Left Hand Guitar

Playing Guitar when you are Left Handed

Left handed life can be highly annoying... your hands are covered in ink smudges when you write, using scissors is a nightmare (and lefty scissors are harder to find and more expensive to buy), and that's before you mention your predicted shorter life expectancy. Lefty guitarists have their own problems too. It starts right at the beginning. You're round your mates house and there's a guitar...you've never played, but always wanted to... It's right-handed of course, and just holding it feels wrong, let alone trying to play it. Then an uncle or neighbour, recognising your enthusiasm, digs out that old electric for you to have a go on; it's been sitting in the garage for years... of course you're left-handed. I forget... shame, it could have been yours! But finally your enthusiasm pushes you into buying something for yourself. You've saved hard, and the day is finally upon you... you're gonna look so cool with a stunning black rock machine... But, oh no... the local music store only has an acoustic... a white Strat- copy, and that Gibson that's way out of your price range. But they can order me in something... at a premium of course. We've been here before with the scissors haven't we? But it's not all doom and gloom. Us lefty's are known to be more creative musicians - Jimi Hendrix, Tony Iommi, Paul McCartney etc... How did they manage?

Otis Rush player a Fender Jaguar on the cover of his 1976 album "So Many Roads"
Albert King with his 1950s Gibson Flying V on the cover of "Years Gone By"

The greatest guitar players in the world were left-handed

Where there's a will there's a way. Musicians used a number of techniques to deal with the problems outlined above, especially back in the day when true left-handed guitars were less-available, and comparatively more expensive than they are today. Some simply ignored their dexterity and played a regular right handed guitar, BB King being the best known example. Others, like fellow bluesmen Albert King (no relation) and Otis Rush, took a regular right handed guitar, flipped it over, but left the strings unchanged; the heaviest strings at the bottom of the fretboard, the lightest at the top. The album covers, left, show (top) Otis Rush with a Fender Jaguar with the strings clearly back-to-front on his 1976 live album "So Many Roads", and (bottom) Albert King with his original 1950s Flying V.
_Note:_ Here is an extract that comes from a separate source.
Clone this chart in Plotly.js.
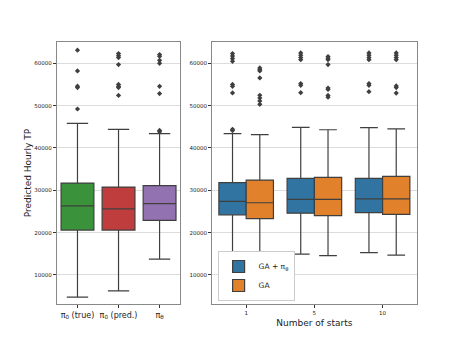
<!DOCTYPE html>
<html>
<head>
<meta charset="utf-8">
<script src="https://cdn.plot.ly/plotly-3.0.1.min.js"></script>
<style>
  html, body { margin: 0; padding: 0; background: #fff; }
  #chart { width: 463px; height: 348px; }
</style>
</head>
<body>
<div id="chart"></div>
<script>
// ---- left panel: policies ----
const policyCats = ['true', 'pred', 'theta'];
const policyLabels = ['π<sub>0</sub> (true)', 'π<sub>0</sub> (pred.)', 'π<sub>θ</sub>'];
const policyColors = ['#3a923a', '#c03d3e', '#9372b2'];
const policyQ1 = [20600, 20600, 22900];
const policyMed = [26300, 25600, 26850];
const policyQ3 = [31700, 30750, 31100];
const policyLo = [4750, 6250, 13750];
const policyHi = [45800, 44400, 43400];
const policyOutX = ['true', 'true', 'true', 'true', 'true',
  'pred', 'pred', 'pred', 'pred', 'pred', 'pred', 'pred', 'pred',
  'theta', 'theta', 'theta', 'theta', 'theta', 'theta', 'theta', 'theta'];
const policyOutY = [63100, 58200, 54600, 54250, 49200,
  62300, 61800, 61350, 59700, 55000, 54550, 54250, 52400,
  62050, 61650, 60700, 60000, 54550, 52850, 44150, 43800];

// ---- right panel: number of starts ----
const starts = ['1', '5', '10'];
const gaThQ1 = [24200, 24600, 24700];
const gaThMed = [27400, 27850, 27950];
const gaThQ3 = [31800, 32800, 32800];
const gaThLo = [14450, 14900, 15250];
const gaThHi = [43400, 44850, 44800];
const gaQ1 = [23300, 24000, 24300];
const gaMed = [27050, 27850, 27950];
const gaQ3 = [32400, 33050, 33300];
const gaLo = [14000, 14550, 14700];
const gaHi = [43150, 44300, 44500];

const gaThOutX = ['1', '1', '1', '1', '1', '1', '1', '1', '1',
  '5', '5', '5', '5', '5', '5', '5',
  '10', '10', '10', '10', '10', '10', '10'];
const gaThOutY = [62300, 61700, 61100, 60450, 55000, 54550, 53000, 44400, 44100,
  62450, 61900, 61350, 60850, 55200, 54800, 53050,
  62450, 61900, 61350, 60850, 55200, 54800, 53300];
const gaOutX = ['1', '1', '1', '1', '1', '1', '1', '1',
  '5', '5', '5', '5', '5', '5', '5', '5',
  '10', '10', '10', '10', '10', '10', '10'];
const gaOutY = [58900, 58500, 58200, 56550, 52450, 51800, 51100, 50300,
  61600, 61200, 60850, 59700, 54150, 53800, 52400, 52000,
  62450, 61900, 61350, 60850, 54650, 54250, 52950];

const lineGray = '#3f3f3f';
const gaThColor = '#3274a1';
const gaColor = '#e1812c';

let traces = [];

// one box per policy, same offset slot so they sit centred
for (let i = 0; i < policyCats.length; i++) {
    traces.push({
        type: 'box',
        x: [policyCats[i]],
        q1: [policyQ1[i]], median: [policyMed[i]], q3: [policyQ3[i]],
        lowerfence: [policyLo[i]], upperfence: [policyHi[i]],
        xaxis: 'x', yaxis: 'y',
        offsetgroup: 'L', alignmentgroup: 'left',
        fillcolor: policyColors[i],
        line: { color: lineGray, width: 1.2 },
        whiskerwidth: 0.65,
        boxpoints: false,
        showlegend: false,
        hoverinfo: 'skip'
    });
}

traces.push({
    type: 'box',
    x: starts, q1: gaThQ1, median: gaThMed, q3: gaThQ3,
    lowerfence: gaThLo, upperfence: gaThHi,
    name: 'GA + π<sub>θ</sub>',
    xaxis: 'x2', yaxis: 'y2',
    offsetgroup: 'a', alignmentgroup: 'right',
    fillcolor: gaThColor,
    line: { color: lineGray, width: 1.2 },
    whiskerwidth: 0.65,
    boxpoints: false
});
traces.push({
    type: 'box',
    x: starts, q1: gaQ1, median: gaMed, q3: gaQ3,
    lowerfence: gaLo, upperfence: gaHi,
    name: 'GA',
    xaxis: 'x2', yaxis: 'y2',
    offsetgroup: 'b', alignmentgroup: 'right',
    fillcolor: gaColor,
    line: { color: lineGray, width: 1.2 },
    whiskerwidth: 0.65,
    boxpoints: false
});

// outliers as diamonds
let outMarker = { symbol: 'diamond', size: 4, color: lineGray };
traces.push({
    type: 'scatter', mode: 'markers',
    x: policyOutX, y: policyOutY,
    xaxis: 'x', yaxis: 'y',
    offsetgroup: 'L', alignmentgroup: 'leftpts',
    marker: outMarker, showlegend: false, hoverinfo: 'skip'
});
traces.push({
    type: 'scatter', mode: 'markers',
    x: gaThOutX, y: gaThOutY,
    xaxis: 'x2', yaxis: 'y2',
    offsetgroup: 'a', alignmentgroup: 'rightpts',
    marker: outMarker, showlegend: false, hoverinfo: 'skip'
});
traces.push({
    type: 'scatter', mode: 'markers',
    x: gaOutX, y: gaOutY,
    xaxis: 'x2', yaxis: 'y2',
    offsetgroup: 'b', alignmentgroup: 'rightpts',
    marker: outMarker, showlegend: false, hoverinfo: 'skip'
});

const yRange = [3100, 65000];
const tickVals = [10000, 20000, 30000, 40000, 50000, 60000];

let yBase = {
    range: yRange,
    tickvals: tickVals,
    tickformat: 'd',
    tickfont: { size: 5.5, color: '#222' },
    showgrid: true, gridcolor: '#dcdcdc', gridwidth: 1,
    zeroline: false,
    showline: true, linecolor: '#888', linewidth: 1, mirror: true,
    ticks: 'outside', ticklen: 3, tickcolor: '#333',
    domain: [0.126, 0.879]
};

let layout = {
    width: 463, height: 348,
    margin: { l: 0, r: 0, t: 0, b: 0 },
    paper_bgcolor: '#fff', plot_bgcolor: '#fff',
    font: { family: 'DejaVu Sans, sans-serif', color: '#222' },
    boxmode: 'group', boxgap: 0.2, boxgroupgap: 0,
    scattermode: 'group', scattergap: 0.2,
    xaxis: {
        domain: [0.123, 0.389], anchor: 'y',
        type: 'category',
        tickvals: policyCats, ticktext: policyLabels,
        range: [-0.5, 2.5],
        tickfont: { size: 8, color: '#222' },
        showline: true, linecolor: '#888', linewidth: 1, mirror: true,
        ticks: 'outside', ticklen: 3, tickcolor: '#333',
        showgrid: false
    },
    yaxis: Object.assign({}, yBase, {
        anchor: 'x',
        title: { text: 'Predicted Hourly TP', font: { size: 9, color: '#222' }, standoff: 1 }
    }),
    xaxis2: {
        domain: [0.458, 0.9], anchor: 'y2',
        type: 'category',
        range: [-0.5, 2.5],
        tickfont: { size: 5.5, color: '#222' },
        showline: true, linecolor: '#888', linewidth: 1, mirror: true,
        ticks: 'outside', ticklen: 3, tickcolor: '#333',
        showgrid: false,
        title: { text: 'Number of starts', font: { size: 9, color: '#222' }, standoff: 4 }
    },
    yaxis2: Object.assign({}, yBase, { anchor: 'x2', matches: 'y' }),
    legend: {
        x: 0.47, y: 0.135, xanchor: 'left', yanchor: 'bottom',
        bgcolor: '#fff', bordercolor: '#ccc', borderwidth: 1,
        font: { size: 7.5, color: '#222' },
        itemwidth: 30,
        tracegroupgap: 0
    },
    showlegend: true
};

Plotly.newPlot('chart', traces, layout, { displayModeBar: false, staticPlot: true });
</script>
</body>
</html>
Jimi Hendrix famously played an upside down Fender Stratocaster Access to the top frets is severely limited when using a right handed guitar upside down!
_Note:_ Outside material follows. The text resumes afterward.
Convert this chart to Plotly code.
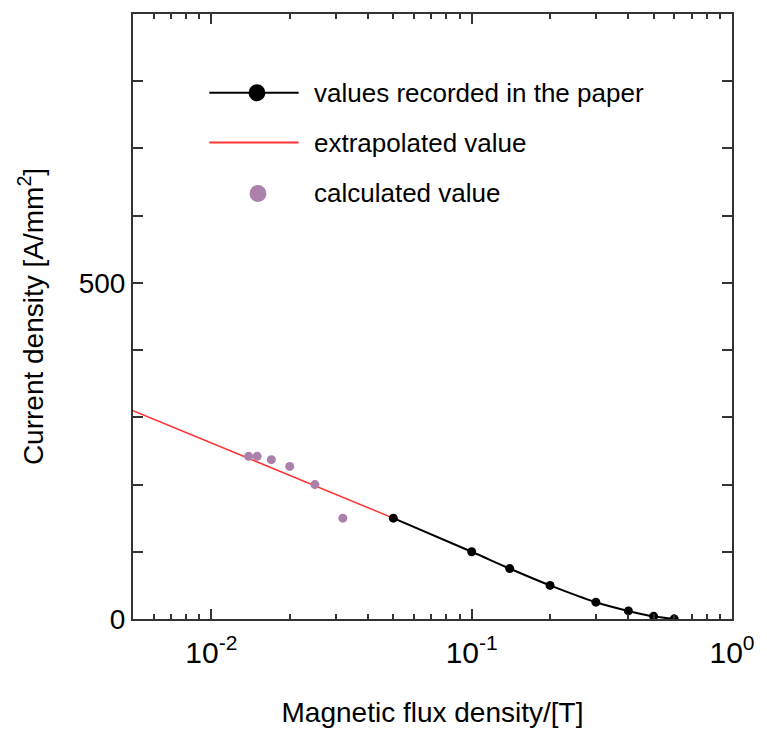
import plotly.graph_objects as go
import numpy as np

# Data
paper_B = [0.05, 0.1, 0.14, 0.2, 0.3, 0.4, 0.5, 0.6]
paper_J = [150, 100, 75, 50, 25, 12, 4, 0]

extrap_B = [0.005, 0.05]
extrap_J = [310, 150]

calc_B = [0.0139, 0.015, 0.017, 0.02, 0.025, 0.032]
calc_J = [242, 242, 237, 227, 200, 150]

x_tickvals = [0.01, 0.1, 1]
x_ticktext = ["10<sup>-2</sup>", "10<sup>-1</sup>", "10<sup>0</sup>"]
y_tickvals = [0, 500]

legend_labels = ["values recorded in the paper", "extrapolated value", "calculated value"]

FONT = "Arial, Liberation Sans, sans-serif"
PURPLE = "#ab80ab"
RED = "#ff3333"

fig = go.Figure()
fig.add_trace(go.Scatter(x=extrap_B, y=extrap_J, mode="lines",
                         line=dict(color=RED, width=1.5), showlegend=False))
fig.add_trace(go.Scatter(x=paper_B, y=paper_J, mode="lines+markers",
                         line=dict(color="black", width=2, shape="spline"),
                         marker=dict(color="black", size=9), showlegend=False))
fig.add_trace(go.Scatter(x=calc_B, y=calc_J, mode="markers",
                         marker=dict(color=PURPLE, size=9), showlegend=False))

# Manual legend (paper coordinates)
L, R, T, B = 133, 737, 13, 620
def px(x):
    return (x - L) / (R - L)
def py(y):
    return (B - y) / (B - T)

rows = [92, 142, 193]
shapes = []
annotations = []
shapes.append(dict(type="line", xref="paper", yref="paper", x0=px(210), x1=px(300),
                   y0=py(rows[0]), y1=py(rows[0]), line=dict(color="black", width=2)))
r = 8.5
shapes.append(dict(type="circle", xref="paper", yref="paper", x0=px(258 - r), x1=px(258 + r),
                   y0=py(rows[0] + r), y1=py(rows[0] - r), fillcolor="black", line=dict(width=0)))
shapes.append(dict(type="line", xref="paper", yref="paper", x0=px(210), x1=px(300),
                   y0=py(rows[1]), y1=py(rows[1]), line=dict(color=RED, width=2)))
shapes.append(dict(type="circle", xref="paper", yref="paper", x0=px(259 - r), x1=px(259 + r),
                   y0=py(rows[2] + r), y1=py(rows[2] - r), fillcolor=PURPLE, line=dict(width=0)))
for lab, yy in zip(legend_labels, rows):
    annotations.append(dict(text=lab, xref="paper", yref="paper", x=px(313), y=py(yy),
                            xanchor="left", yanchor="middle", showarrow=False,
                            font=dict(family=FONT, size=26, color="black")))

fig.update_layout(
    width=767, height=735,
    margin=dict(l=L, r=767 - R, t=T, b=735 - B),
    paper_bgcolor="white", plot_bgcolor="white",
    font=dict(family=FONT, size=28, color="black"),
    shapes=shapes, annotations=annotations,
    showlegend=False,
)
fig.update_xaxes(
    type="log", range=[np.log10(0.005), 0],
    tickvals=x_tickvals, ticktext=x_ticktext,
    showline=True, linecolor="#333333", linewidth=2, mirror="allticks",
    ticks="inside", ticklen=10, tickwidth=1.5, tickcolor="#333333",
    minor=dict(ticks="inside", ticklen=5, tickwidth=1.5, tickcolor="#333333", dtick="D1", showgrid=False),
    showgrid=False, zeroline=False,
    tickfont=dict(size=30), ticklabelstandoff=6,
    title=dict(text="Magnetic flux density/[T]", font=dict(size=28), standoff=34),
)
fig.update_yaxes(
    range=[0, 900], tickvals=y_tickvals,
    showline=True, linecolor="#333333", linewidth=2, mirror="allticks",
    ticks="inside", ticklen=10, tickwidth=1.5, tickcolor="#333333",
    minor=dict(ticks="inside", ticklen=10, tickwidth=1.5, tickcolor="#333333", dtick=100, showgrid=False),
    showgrid=False, zeroline=False,
    tickfont=dict(size=28),
    title=dict(text="Current density [A/mm<sup>2</sup>]", font=dict(size=28), standoff=27),
)

fig.write_html("out.html")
But you can restring a right-handed guitar for left-hand use

Restringing a right-handed guitar to be left handed is not quite as simple as it sounds, you can't just change the strings. It actually requires a new nut and a bit of setting up, but it can be done fairly easily by a good guitar technician. The vast majority of Jimi Hendrix's guitars, most notably the Fender Stratocasters were re-strung right handers. This approach is not ideal, however, as it leaves the controls in an inconvenient position, and, depending on the guitar, can massively reduce access to the upper frets. Obviously this is far less of an issue with fully acoustic instruments with a symmetrical body silhouette.

All of these solutions actually affect the sounds that come from your guitar, and in some ways went on to form the styles of the players themselves, specifically in their ability to bend notes (a key technique in blues guitar playing). Albert King's playing is full of wailing solos, produced by a lot of string bending and vibrato on the thinnest strings. Having these strings at the top meant he would bend the string down towards the floor rather than push it up. His level of bending is very hard to reproduce in a guitar with standard stringing.
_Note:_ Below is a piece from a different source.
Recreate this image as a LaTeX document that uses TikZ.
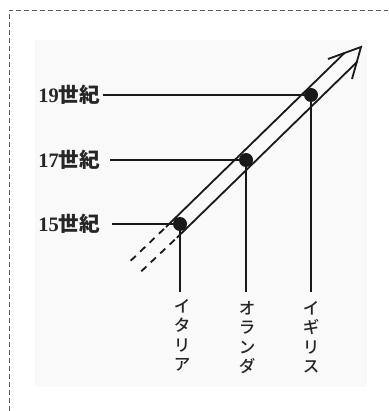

Hendrix's upside-down Strat is another great example of how set-up can alter the tones produced by a guitar. The six-on-a side tuning key layout of the Stratocaster headstock means the thinnest strings are always the longest, having the most sustain and a slightly higher degree of flexibility. The angled bridge pickup (away from the neck) results in the the thinnest strings having a more trebly tone than if the pickup was straight (like the neck and middle pickups). Whats more, certain guitar body styles have very limited upper fret access when turned upside down; guitars with no top cutaway don't make good lefties. That's why you rarely see someone playing a Les Paul upside down.

So restringing as a lefty has a marked effect on tone... and what you can play... but don't think that doing this will instantly make you sound like Jimi!